The Vendor Security Assessment Questionnaire (VSAQ) is a Web-based application and was released under an open-source license on GitHub. It contains a collection of questionnaires that Google itself uses to review multiple aspects of a vendor's security.

The application has templates for Web application security, infrastructure security, physical and data center security and an organization's overall security and privacy program. The questions cover everything from whether the vendor has processes in place for external researchers to report vulnerabilities to HTTPS implementation details and internal data handling policies.

Depending on the answers provided, the application will provide tips and recommendations to help the reviewed organization address issues that can pose a security risk.

According to Google security engineers Lukas Weichselbaum and Daniel Fabian, many of the vendors that were assessed using the questionnaires found the tips useful and were interested in using the app themselves to assess their own suppliers. This played into Google's decision to make it public.

"We hope it will help companies spin up, or further improve their own vendor security programs," Weichselbaum and Fabian said in a blog post. "We also hope the base questionnaires can serve as a self-assessment tool for security-conscious companies and developers looking to improve their security posture."

The four available templates can easily be expanded to include additional questions tailored to each organization's security needs and expectations.

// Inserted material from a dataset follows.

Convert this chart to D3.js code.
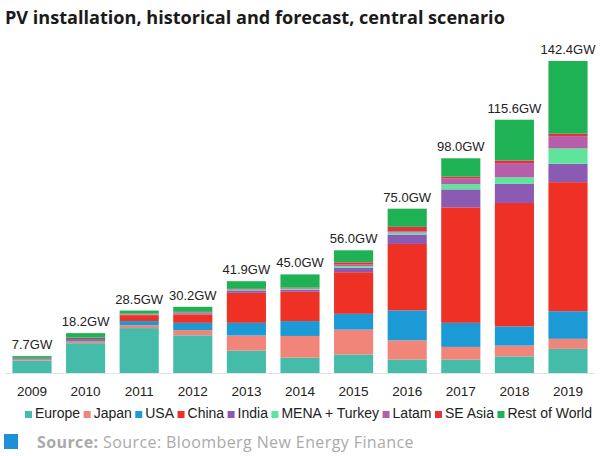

Supply-chain security, especially as it relates to software, has become a serious problem for companies in recent years. Third-party code accounts for the majority of any organization's software and according to security vendor Veracode, 90 percent of that code is not compliant with known security standards like the OWASP (Open Web Application Security Project) Top 10.

Many software developers themselves use third-party components and then fail to track and import patches for vulnerabilities found in them. OWASP lists vulnerable software components as a widespread and difficult to detect issue.